In practice, Mexican immigration does not care, and doesn’t require a return ticket, but some airlines will not acknowledge this and these airlines will not let you go with a one-way ticket. If the airline agent you asked could not tell you, then it might be up to the agent at the gate at the time of boarding to let you go or forbid you.


----------



## playagrandma (Apr 24, 2009)

*one way ticket*



maesonna said:


> In practice, Mexican immigration does not care, and doesn’t require a return ticket, but some airlines will not acknowledge this and these airlines will not let you go with a one-way ticket. If the airline agent you asked could not tell you, then it might be up to the agent at the gate at the time of boarding to let you go or forbid you.

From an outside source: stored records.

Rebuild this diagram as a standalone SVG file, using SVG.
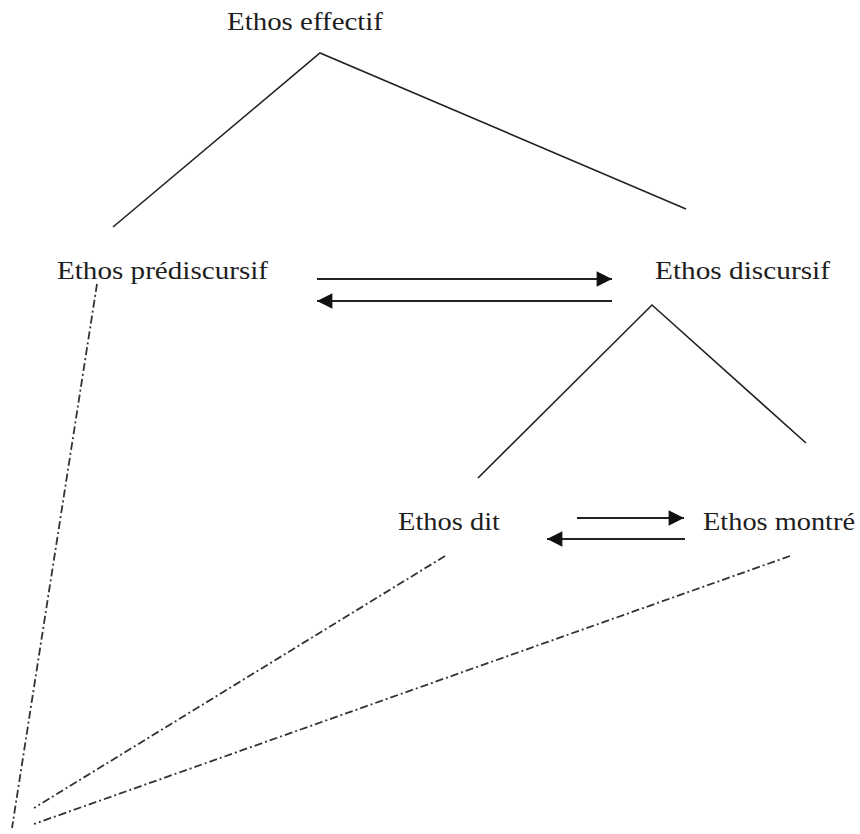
<svg xmlns="http://www.w3.org/2000/svg" width="860" height="834" viewBox="0 0 860 834">
<style>
.t{font-family:"Liberation Serif","Times New Roman",serif;font-size:26px;fill:#1e1e1e}
.l{stroke:#222;stroke-width:1.6;fill:none}
.a{stroke:#222;stroke-width:2.2;fill:none;marker-end:url(#ah)}
.d{stroke:#333;stroke-width:1.8;fill:none;stroke-dasharray:8 3 2 3}
</style>
<defs>
<marker id="ah" viewBox="0 0 10 10" refX="10" refY="5" markerWidth="7.5" markerHeight="7" orient="auto" markerUnits="strokeWidth">
<path d="M0,0 L10,5 L0,10 z" fill="#111"/>
</marker>
</defs>
<rect width="860" height="834" fill="#fff"/>
<g id="connectors">
<path class="l" d="M113,227 L320,53 L686,209"/>
<path class="l" d="M478,478 L652,305 L806,443"/>
<line class="a" x1="317" y1="279" x2="612" y2="279"/>
<line class="a" x1="612" y1="301" x2="317" y2="301"/>
<line class="a" x1="577" y1="518" x2="684" y2="518"/>
<line class="a" x1="685" y1="539" x2="547" y2="539"/>
<line class="d" x1="97" y1="284" x2="12" y2="828"/>
<line class="d" x1="445" y1="556" x2="34" y2="808"/>
<line class="d" x1="790" y1="556" x2="34" y2="824"/>
</g>
<g id="ethos-effectif"><text class="t" x="227" y="30" textLength="156" lengthAdjust="spacingAndGlyphs">Ethos effectif</text></g>
<g id="ethos-prediscursif"><text class="t" x="57" y="279" textLength="211" lengthAdjust="spacingAndGlyphs">Ethos prédiscursif</text></g>
<g id="ethos-discursif"><text class="t" x="655" y="279" textLength="175" lengthAdjust="spacingAndGlyphs">Ethos discursif</text></g>
<g id="ethos-dit"><text class="t" x="398" y="530" textLength="102" lengthAdjust="spacingAndGlyphs">Ethos dit</text></g>
<g id="ethos-montre"><text class="t" x="703" y="530" textLength="152" lengthAdjust="spacingAndGlyphs">Ethos montré</text></g>
</svg>
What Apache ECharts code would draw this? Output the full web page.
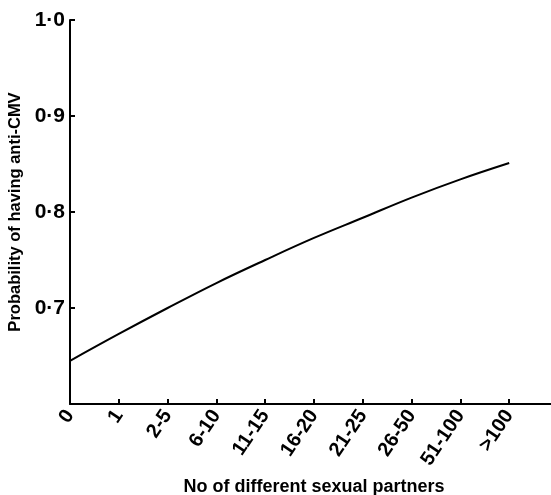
<!DOCTYPE html>
<html>
<head>
<meta charset="utf-8">
<script src="https://cdn.jsdelivr.net/npm/echarts@6/dist/echarts.min.js"></script>
<style>html,body{margin:0;padding:0;background:#fff}#c{width:551px;height:495px}</style>
</head>
<body>
<div id="c"></div>
<script>
var categories = ['0', '1', '2-5', '6-10', '11-15', '16-20', '21-25', '26-50', '51-100', '>100'];
var probability = [0.645, 0.673, 0.700, 0.726, 0.750, 0.773, 0.794, 0.815, 0.834, 0.851];
var yTicks = [0.6, 0.7, 0.8, 0.9, 1.0];

var chart = echarts.init(document.getElementById('c'), null, {renderer: 'canvas'});
var font = 'Liberation Sans';
chart.setOption({
  animation: false,
  backgroundColor: '#fff',
  grid: {left: 70, top: 20, width: 488, height: 384, containLabel: false, outerBoundsMode: 'none'},
  xAxis: {
    type: 'value', min: 0, max: 10, interval: 1,
    name: 'No of different sexual partners',
    nameLocation: 'middle', nameGap: 74,
    nameTextStyle: {color: '#000', fontSize: 18, fontWeight: 'bold', fontFamily: font},
    axisLine: {show: true, lineStyle: {color: '#000', width: 2}},
    axisTick: {show: true, inside: true, length: 5, lineStyle: {color: '#000', width: 2}},
    splitLine: {show: false},
    axisLabel: {
      rotate: 56, margin: 8, color: '#000', fontSize: 20, fontWeight: 'bold', fontFamily: font,
      formatter: function (v) { var i = Math.round(v); return (Math.abs(v - i) < 1e-6 && categories[i] !== undefined) ? categories[i] : ''; }
    }
  },
  yAxis: {
    type: 'value', min: 0.6, max: 1.0, interval: 0.1,
    name: 'Probability of having anti-CMV',
    nameLocation: 'middle', nameGap: 46,
    nameTextStyle: {color: '#000', fontSize: 16.5, fontWeight: 'bold', fontFamily: font},
    axisLine: {show: true, lineStyle: {color: '#000', width: 2}},
    axisTick: {show: true, inside: true, length: 5, lineStyle: {color: '#000', width: 2}},
    splitLine: {show: false},
    axisLabel: {
      margin: 5, color: '#000', fontSize: 21, fontWeight: 'bold', fontFamily: font,
      formatter: function (v) {
        if (Math.abs(v - yTicks[0]) < 1e-6) return '';
        return v.toFixed(1).replace('.', '\u00b7');
      }
    }
  },
  series: [{
    type: 'line',
    data: categories.map(function (c, i) { return [i, probability[i]]; }),
    smooth: 0.4,
    symbol: 'none',
    lineStyle: {color: '#000', width: 2}
  }]
});
</script>
</body>
</html>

there can be a problem in Mexico with a one way ticket if you would need to extend your fmt visa. Some immigrations offices will ask for your return ticket prior to authorizing extended time in Mexico. This has happened in cancun and play del carmen.


----------



## RVGRINGO (May 16, 2007)

The maximum time on an FMT is 180 days and it cannot be extended beyond that time. So, be sure to ask for 180 days when you arrive. If you plan to apply for an FM3, you must do that before 150 days have passed on your FM3.


----------



## playagrandma (Apr 24, 2009)

*fmt*



RVGRINGO said:


> The maximum time on an FMT is 180 days and it cannot be extended beyond that time. So, be sure to ask for 180 days when you arrive. If you plan to apply for an FM3, you must do that before 150 days have passed on your FM3.



I actually was are referring to the immigration agent that wont give the 180 days and that has happened at the airport in Cancun. If you should need more than they gave you then when getting an extension, that is when immigration may ask for your return information.


----------



## AdePuebla (Jun 4, 2009)

I've come to mexico twice with a one way ticket and they always give me 180days without even asking. but i've never flown into a touristy area usually guadalajara or mexico city.


----------



## slsadventurer (Oct 12, 2008)

entered last year on a one way ticket no problems. did it 12 years ago too. I flew Continetal last year, Air Canada the first time around.


----------



## conklinwh (Dec 19, 2009)

We've had visitors fly into both Leon/Guanajuato & SLP on one way tickets from Continental & American without issue. Haven't heard anyone have a problem recently with the 180 days but you should always confirm


----------